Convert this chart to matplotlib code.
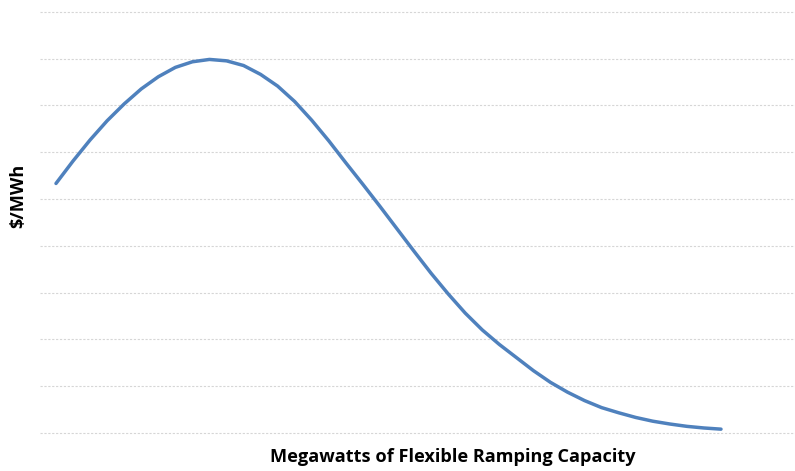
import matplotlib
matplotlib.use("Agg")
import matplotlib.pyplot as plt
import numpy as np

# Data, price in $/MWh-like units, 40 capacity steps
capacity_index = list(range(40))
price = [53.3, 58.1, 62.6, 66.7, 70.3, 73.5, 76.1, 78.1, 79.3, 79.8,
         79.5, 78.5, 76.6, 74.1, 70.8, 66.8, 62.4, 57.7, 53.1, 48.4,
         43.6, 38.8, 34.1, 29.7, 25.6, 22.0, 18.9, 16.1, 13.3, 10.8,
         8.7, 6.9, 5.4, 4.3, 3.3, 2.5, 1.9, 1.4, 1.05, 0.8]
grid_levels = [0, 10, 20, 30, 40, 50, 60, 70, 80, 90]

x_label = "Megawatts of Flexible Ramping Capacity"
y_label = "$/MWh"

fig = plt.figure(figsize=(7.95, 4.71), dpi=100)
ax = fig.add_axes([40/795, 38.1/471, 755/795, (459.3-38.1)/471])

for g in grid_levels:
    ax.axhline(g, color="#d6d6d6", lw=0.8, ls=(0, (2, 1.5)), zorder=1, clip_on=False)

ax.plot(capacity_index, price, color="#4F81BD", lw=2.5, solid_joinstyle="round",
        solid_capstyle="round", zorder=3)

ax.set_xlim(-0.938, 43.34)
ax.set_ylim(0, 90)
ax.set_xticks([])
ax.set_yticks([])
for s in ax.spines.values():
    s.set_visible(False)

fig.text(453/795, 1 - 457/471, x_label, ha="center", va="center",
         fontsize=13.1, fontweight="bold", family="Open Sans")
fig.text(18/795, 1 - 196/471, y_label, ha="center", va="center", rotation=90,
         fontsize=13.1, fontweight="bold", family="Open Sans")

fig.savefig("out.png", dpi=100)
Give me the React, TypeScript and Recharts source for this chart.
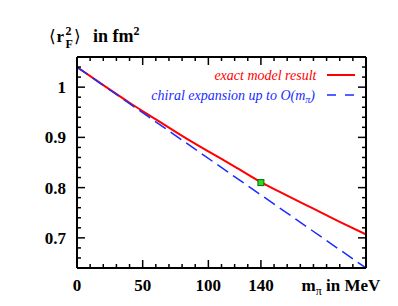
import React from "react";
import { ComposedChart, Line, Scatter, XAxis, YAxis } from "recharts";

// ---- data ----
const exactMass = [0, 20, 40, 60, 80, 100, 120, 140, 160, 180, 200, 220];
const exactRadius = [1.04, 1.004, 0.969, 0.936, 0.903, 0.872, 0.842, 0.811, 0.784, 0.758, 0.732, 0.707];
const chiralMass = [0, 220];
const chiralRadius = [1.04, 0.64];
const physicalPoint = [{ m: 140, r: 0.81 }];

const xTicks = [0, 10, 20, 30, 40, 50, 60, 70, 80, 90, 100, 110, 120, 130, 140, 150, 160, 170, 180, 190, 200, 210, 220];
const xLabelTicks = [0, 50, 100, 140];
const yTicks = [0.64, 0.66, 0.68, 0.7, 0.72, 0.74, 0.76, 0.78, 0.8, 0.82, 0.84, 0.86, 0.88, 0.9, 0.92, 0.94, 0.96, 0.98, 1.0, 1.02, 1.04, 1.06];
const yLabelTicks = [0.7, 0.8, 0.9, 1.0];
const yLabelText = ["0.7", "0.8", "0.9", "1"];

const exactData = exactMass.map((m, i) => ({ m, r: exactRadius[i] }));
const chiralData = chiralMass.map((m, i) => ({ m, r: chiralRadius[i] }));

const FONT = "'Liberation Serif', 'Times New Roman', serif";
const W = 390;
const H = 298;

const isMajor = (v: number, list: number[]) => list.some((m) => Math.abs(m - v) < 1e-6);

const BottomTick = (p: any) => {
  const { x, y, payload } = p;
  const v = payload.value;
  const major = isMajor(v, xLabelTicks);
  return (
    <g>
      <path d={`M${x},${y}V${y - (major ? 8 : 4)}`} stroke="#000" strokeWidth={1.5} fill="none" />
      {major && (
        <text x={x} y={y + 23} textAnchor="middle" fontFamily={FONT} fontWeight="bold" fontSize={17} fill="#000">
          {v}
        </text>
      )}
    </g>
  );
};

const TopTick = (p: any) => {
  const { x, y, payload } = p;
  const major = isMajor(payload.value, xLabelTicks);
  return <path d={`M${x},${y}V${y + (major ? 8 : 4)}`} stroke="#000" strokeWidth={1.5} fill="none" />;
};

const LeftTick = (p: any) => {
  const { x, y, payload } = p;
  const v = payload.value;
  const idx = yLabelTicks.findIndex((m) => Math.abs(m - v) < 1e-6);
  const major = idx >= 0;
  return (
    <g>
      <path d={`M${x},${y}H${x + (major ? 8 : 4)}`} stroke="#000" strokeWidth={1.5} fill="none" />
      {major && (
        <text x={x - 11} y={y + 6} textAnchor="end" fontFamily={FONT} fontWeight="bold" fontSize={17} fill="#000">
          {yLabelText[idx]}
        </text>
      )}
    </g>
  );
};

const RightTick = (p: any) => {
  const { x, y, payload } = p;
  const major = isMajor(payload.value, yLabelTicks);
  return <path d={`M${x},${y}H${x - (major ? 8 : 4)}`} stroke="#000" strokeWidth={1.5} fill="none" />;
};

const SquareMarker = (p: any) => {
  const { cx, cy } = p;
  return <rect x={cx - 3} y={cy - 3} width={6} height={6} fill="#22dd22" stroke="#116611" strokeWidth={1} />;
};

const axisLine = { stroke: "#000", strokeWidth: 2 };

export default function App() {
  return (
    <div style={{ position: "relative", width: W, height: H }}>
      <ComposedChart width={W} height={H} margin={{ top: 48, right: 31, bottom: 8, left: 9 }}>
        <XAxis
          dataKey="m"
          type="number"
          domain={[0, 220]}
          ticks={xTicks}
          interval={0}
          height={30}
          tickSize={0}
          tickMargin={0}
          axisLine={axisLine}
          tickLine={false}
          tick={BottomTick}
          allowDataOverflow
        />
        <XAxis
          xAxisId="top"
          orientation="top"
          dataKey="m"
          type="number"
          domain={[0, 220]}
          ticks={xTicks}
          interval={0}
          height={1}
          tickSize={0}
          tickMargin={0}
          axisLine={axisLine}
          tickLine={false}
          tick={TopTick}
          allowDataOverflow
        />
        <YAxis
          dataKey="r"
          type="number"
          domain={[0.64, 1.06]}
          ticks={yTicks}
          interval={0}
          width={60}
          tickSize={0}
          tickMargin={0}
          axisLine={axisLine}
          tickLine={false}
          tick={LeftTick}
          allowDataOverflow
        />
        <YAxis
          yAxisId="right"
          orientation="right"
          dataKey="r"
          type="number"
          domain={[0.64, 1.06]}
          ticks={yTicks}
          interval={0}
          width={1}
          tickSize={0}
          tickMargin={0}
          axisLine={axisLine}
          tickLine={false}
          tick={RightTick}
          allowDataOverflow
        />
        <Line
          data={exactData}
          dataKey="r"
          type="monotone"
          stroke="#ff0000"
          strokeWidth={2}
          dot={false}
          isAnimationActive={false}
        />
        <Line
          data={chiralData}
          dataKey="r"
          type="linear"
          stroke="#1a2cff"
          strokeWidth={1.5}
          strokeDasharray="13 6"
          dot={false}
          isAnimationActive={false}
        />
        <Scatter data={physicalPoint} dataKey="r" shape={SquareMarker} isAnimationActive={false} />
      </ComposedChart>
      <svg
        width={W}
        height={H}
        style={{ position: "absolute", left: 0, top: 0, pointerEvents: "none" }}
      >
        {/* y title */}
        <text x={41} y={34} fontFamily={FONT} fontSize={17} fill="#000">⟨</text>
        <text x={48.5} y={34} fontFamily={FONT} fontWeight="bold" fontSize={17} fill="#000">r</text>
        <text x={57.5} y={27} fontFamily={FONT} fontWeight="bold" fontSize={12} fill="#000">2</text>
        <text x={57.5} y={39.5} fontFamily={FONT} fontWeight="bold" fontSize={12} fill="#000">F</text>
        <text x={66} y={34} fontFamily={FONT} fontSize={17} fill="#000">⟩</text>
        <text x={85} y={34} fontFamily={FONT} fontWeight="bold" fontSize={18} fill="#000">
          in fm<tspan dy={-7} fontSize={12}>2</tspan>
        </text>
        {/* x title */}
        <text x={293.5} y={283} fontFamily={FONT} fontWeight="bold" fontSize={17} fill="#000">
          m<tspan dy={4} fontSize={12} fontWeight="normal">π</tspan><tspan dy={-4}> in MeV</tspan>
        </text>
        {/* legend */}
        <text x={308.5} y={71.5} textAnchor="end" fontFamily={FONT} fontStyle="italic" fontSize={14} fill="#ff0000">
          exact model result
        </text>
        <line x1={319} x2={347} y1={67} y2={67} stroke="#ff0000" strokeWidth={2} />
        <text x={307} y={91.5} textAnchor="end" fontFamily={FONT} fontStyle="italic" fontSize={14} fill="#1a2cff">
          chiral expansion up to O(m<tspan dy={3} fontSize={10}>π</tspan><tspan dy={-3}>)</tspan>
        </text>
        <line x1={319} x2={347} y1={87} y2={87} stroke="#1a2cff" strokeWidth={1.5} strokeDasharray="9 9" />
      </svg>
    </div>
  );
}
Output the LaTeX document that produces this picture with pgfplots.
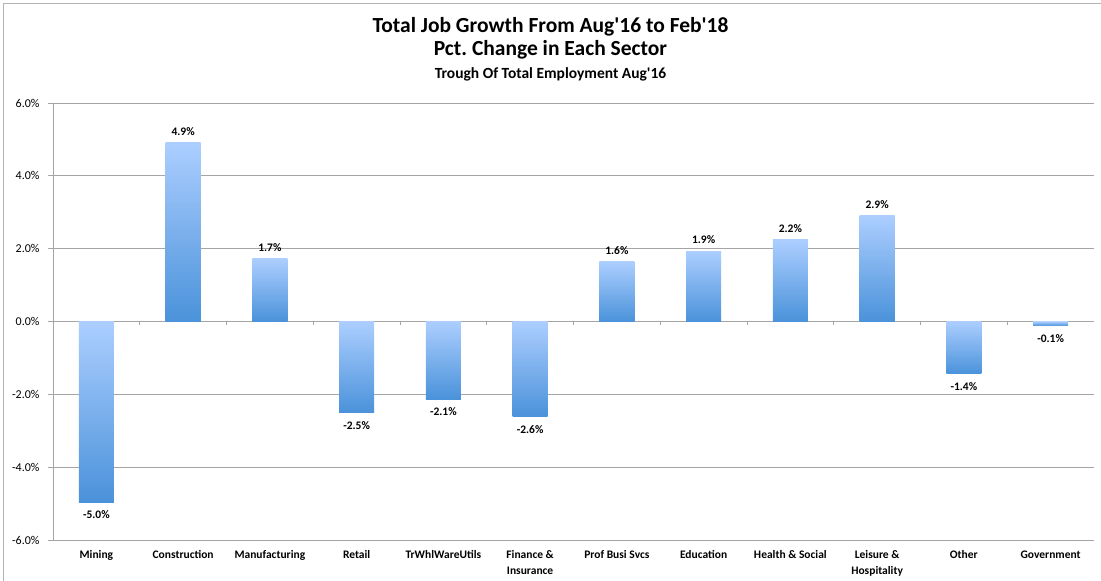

┄┄┄┄┄┄

Stated task
Your task is to gather all lines from the entries above that hold the word "matplotlib".

Exercise response
Convert this chart to matplotlib code.
import matplotlib
matplotlib.use("Agg")
import matplotlib.pyplot as plt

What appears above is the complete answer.